--- Given request ---
Copy each line exactly. Drop every picture.

--- Available data ---
--- Begin ---
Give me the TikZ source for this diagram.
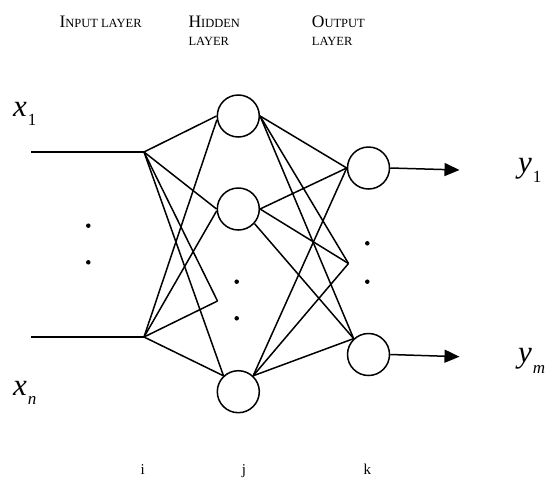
\documentclass[tikz,border=0pt]{standalone}
\usepackage{fontspec}
\setmainfont{Liberation Serif}
\usetikzlibrary{arrows.meta}
\newcommand{\capbig}{\fontsize{17.5}{18}\selectfont}
\newcommand{\capsmall}{\fontsize{12.5}{18}\selectfont}
\newcommand{\varfont}{\fontsize{31}{32}\selectfont\itshape}
\newcommand{\subfont}{\fontsize{17}{17}\selectfont}
\newcommand{\idxfont}{\fontsize{15}{15}\selectfont}
\begin{document}
\begin{tikzpicture}[x=1pt,y=-1pt,
  neuron/.style={circle, draw, minimum size=42pt, inner sep=0pt, line width=1.5pt},
  dotmark/.style={circle, fill, inner sep=0pt, minimum size=4.5pt},
  link/.style={line width=1.5pt},
  outarrow/.style={line width=1.5pt, -{Triangle[length=15pt,width=13pt]}},
  title/.style={anchor=base west, inner sep=0pt},
  varlabel/.style={anchor=base west, inner sep=0pt},
  idx/.style={anchor=base, inner sep=0pt, font=\idxfont}]
\useasboundingbox (0,0) rectangle (548,477);

% titles
\node[title] (tin) at (59.3,27.3) {\capbig I\capsmall NPUT LAYER};
\node[title] (thid1) at (188.3,27.3) {\capbig H\capsmall IDDEN};
\node[title] (thid2) at (188.3,45) {\capsmall LAYER};
\node[title] (tout1) at (311.7,27.3) {\capbig O\capsmall UTPUT};
\node[title] (tout2) at (311.7,45) {\capsmall LAYER};

% variable labels
\node[varlabel] (lx1) at (13,116.7) {\varfont x\kern1pt\raisebox{-9pt}{\subfont\upshape 1}};
\node[varlabel] (lxn) at (13,395.7) {\varfont x\kern1pt\raisebox{-8.5pt}{\subfont n}};
\node[varlabel] (ly1) at (518,172.8) {\varfont y\kern1pt\raisebox{-10pt}{\subfont\upshape 1}};
\node[varlabel] (lym) at (518,362.8) {\varfont y\kern1pt\raisebox{-11pt}{\subfont m}};

% layer indices
\node[idx] (li) at (142.7,474) {i};
\node[idx] (lj) at (244,474) {j};
\node[idx] (lk) at (367.3,474) {k};

% coordinates and neurons
\coordinate (X1) at (31,152);
\coordinate (XN) at (31,337);
\coordinate (A) at (144,152);
\coordinate (B) at (144,337);
\node[neuron] (H1) at (238.3,116) {};
\node[neuron] (H2) at (238.3,209) {};
\node[neuron] (H3) at (238.3,391.7) {};
\coordinate (HP) at (217.5,301);
\node[neuron] (O1) at (368.5,168) {};
\node[neuron] (O2) at (368.5,354.5) {};
\coordinate (OP) at (348.5,263.5);
\coordinate (Y1) at (459.5,170);
\coordinate (YM) at (459.5,356.7);

% dots
\node[dotmark] (d1) at (88.3,225.7) {};
\node[dotmark] (d2) at (88.3,262.3) {};
\node[dotmark] (d3) at (236.7,281.7) {};
\node[dotmark] (d4) at (236.7,318.3) {};
\node[dotmark] (d5) at (367.3,243.3) {};
\node[dotmark] (d6) at (367.3,281.7) {};

% input lines
\draw[link] (X1) -- (A);
\draw[link] (XN) -- (B);

% input -> hidden
\draw[link] (A) -- (H1.west);
\draw[link] (A) -- (H2.west);
\draw[link] (A) -- (HP);
\draw[link] (A) -- (H3.133);
\draw[link] (B) -- (H1.190);
\draw[link] (B) -- (H2.185);
\draw[link] (B) -- (HP);
\draw[link] (B) -- (H3.133);

% hidden -> output
\draw[link] (H1.east) -- (O1.west);
\draw[link] (H1.east) -- (OP);
\draw[link] (H1.east) -- (O2.133);
\draw[link] (H2.east) -- (O1.west);
\draw[link] (H2.east) -- (OP);
\draw[link] (H2.-42) -- (O2.133);
\draw[link] (H3.47) -- (O1.west);
\draw[link] (H3.47) -- (OP);
\draw[link] (H3.47) -- (O2.133);

% outputs
\draw[outarrow] (O1.east) -- (Y1);
\draw[outarrow] (O2.east) -- (YM);
\end{tikzpicture}
\end{document}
--- End ---
--- Exercise output ---
Give me the TikZ source for this diagram.
\documentclass[tikz,border=0pt]{standalone}
\usepackage{fontspec}
\setmainfont{Liberation Serif}
\usetikzlibrary{arrows.meta}
\newcommand{\capbig}{\fontsize{17.5}{18}\selectfont}
\newcommand{\capsmall}{\fontsize{12.5}{18}\selectfont}
\newcommand{\varfont}{\fontsize{31}{32}\selectfont\itshape}
\newcommand{\subfont}{\fontsize{17}{17}\selectfont}
\newcommand{\idxfont}{\fontsize{15}{15}\selectfont}
\begin{document}
\begin{tikzpicture}[x=1pt,y=-1pt,
  neuron/.style={circle, draw, minimum size=42pt, inner sep=0pt, line width=1.5pt},
  dotmark/.style={circle, fill, inner sep=0pt, minimum size=4.5pt},
  link/.style={line width=1.5pt},
  outarrow/.style={line width=1.5pt, -{Triangle[length=15pt,width=13pt]}},
  title/.style={anchor=base west, inner sep=0pt},
  varlabel/.style={anchor=base west, inner sep=0pt},
  idx/.style={anchor=base, inner sep=0pt, font=\idxfont}]
\useasboundingbox (0,0) rectangle (548,477);

% titles
\node[title] (tin) at (59.3,27.3) {\capbig I\capsmall NPUT LAYER};
\node[title] (thid1) at (188.3,27.3) {\capbig H\capsmall IDDEN};
\node[title] (thid2) at (188.3,45) {\capsmall LAYER};
\node[title] (tout1) at (311.7,27.3) {\capbig O\capsmall UTPUT};
\node[title] (tout2) at (311.7,45) {\capsmall LAYER};

% variable labels
\node[varlabel] (lx1) at (13,116.7) {\varfont x\kern1pt\raisebox{-9pt}{\subfont\upshape 1}};
\node[varlabel] (lxn) at (13,395.7) {\varfont x\kern1pt\raisebox{-8.5pt}{\subfont n}};
\node[varlabel] (ly1) at (518,172.8) {\varfont y\kern1pt\raisebox{-10pt}{\subfont\upshape 1}};
\node[varlabel] (lym) at (518,362.8) {\varfont y\kern1pt\raisebox{-11pt}{\subfont m}};

% layer indices
\node[idx] (li) at (142.7,474) {i};
\node[idx] (lj) at (244,474) {j};
\node[idx] (lk) at (367.3,474) {k};

% coordinates and neurons
\coordinate (X1) at (31,152);
\coordinate (XN) at (31,337);
\coordinate (A) at (144,152);
\coordinate (B) at (144,337);
\node[neuron] (H1) at (238.3,116) {};
\node[neuron] (H2) at (238.3,209) {};
\node[neuron] (H3) at (238.3,391.7) {};
\coordinate (HP) at (217.5,301);
\node[neuron] (O1) at (368.5,168) {};
\node[neuron] (O2) at (368.5,354.5) {};
\coordinate (OP) at (348.5,263.5);
\coordinate (Y1) at (459.5,170);
\coordinate (YM) at (459.5,356.7);

% dots
\node[dotmark] (d1) at (88.3,225.7) {};
\node[dotmark] (d2) at (88.3,262.3) {};
\node[dotmark] (d3) at (236.7,281.7) {};
\node[dotmark] (d4) at (236.7,318.3) {};
\node[dotmark] (d5) at (367.3,243.3) {};
\node[dotmark] (d6) at (367.3,281.7) {};

% input lines
\draw[link] (X1) -- (A);
\draw[link] (XN) -- (B);

% input -> hidden
\draw[link] (A) -- (H1.west);
\draw[link] (A) -- (H2.west);
\draw[link] (A) -- (HP);
\draw[link] (A) -- (H3.133);
\draw[link] (B) -- (H1.190);
\draw[link] (B) -- (H2.185);
\draw[link] (B) -- (HP);
\draw[link] (B) -- (H3.133);

% hidden -> output
\draw[link] (H1.east) -- (O1.west);
\draw[link] (H1.east) -- (OP);
\draw[link] (H1.east) -- (O2.133);
\draw[link] (H2.east) -- (O1.west);
\draw[link] (H2.east) -- (OP);
\draw[link] (H2.-42) -- (O2.133);
\draw[link] (H3.47) -- (O1.west);
\draw[link] (H3.47) -- (OP);
\draw[link] (H3.47) -- (O2.133);

% outputs
\draw[outarrow] (O1.east) -- (Y1);
\draw[outarrow] (O2.east) -- (YM);
\end{tikzpicture}
\end{document}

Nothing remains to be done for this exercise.